I would investigate what your state might offer you at your income level if you would divorced. You might be surprised that you may be able to get some type of state health insurance depending upon where you live.
 
OP - I just wanted to add that during my Dsis's divorce she had it written in that her ex needs to provide health insurance for their DD through college years. If your DS is disabled you may be able to have health insurance provided for him or both of you as part of the settlement. :hug: Good luck with everything.
 
Just because YOU divorce him does not mean your child divorce's him. Your son will still be covered by his father's health plan.

You might have to see about getting Medicaid or other government assistance for your own health insurance in the interim while you are looking for a job for yourself.

Be brave. It can be done.
 
Abusive is not limited to name calling or physical harm. Being mean by what little description you are providing can be considered abusive.

I agree with others, do what you can to prepare, utilize community resources (counseling, al-anon, etc) so that you can learn some tools to deal with now and then also learn some tools to help you prepare to exit the marriage.

There is nothing worse than being trapped in a situation b/c you feel you have no other options and will be up the creek so to speek if you do try to make a change.

In the meantime, I would also consider--but only if you WANT to, not HAVE to--what can be done to save the marriage.

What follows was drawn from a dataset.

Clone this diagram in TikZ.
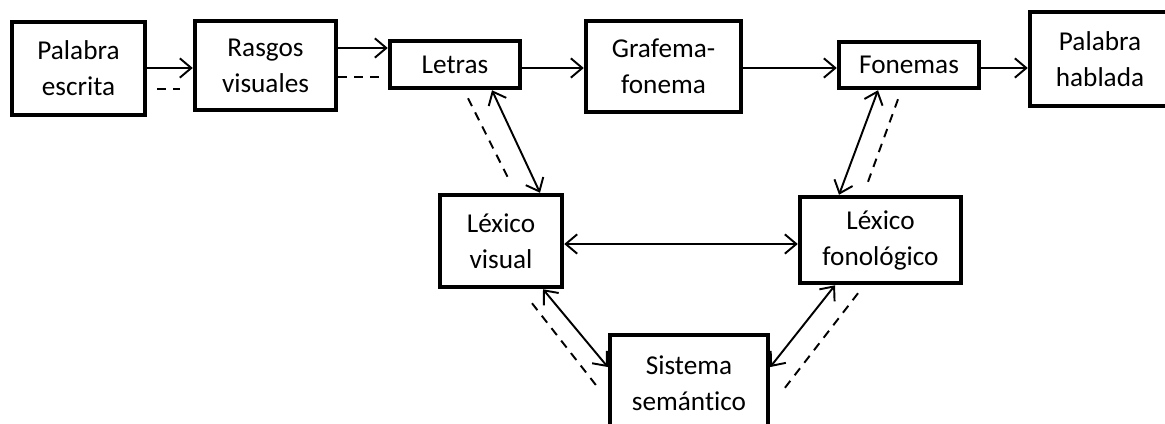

Is it possible to get help for his likely alcoholism or is it a totally lost cause? There are alcoholics that do recover and repair their lives. But that could only happen if he admitted it and wanted to do something about it. Sadly, there are many who would rather live with the bottle and all the bad that comes with it.

Be brave, be strong---begin research. This won't be something you can walk away from this afternoon. But there is no reason why any spouse and child(ren) should be forced to live in a volatile and unhealthy situation.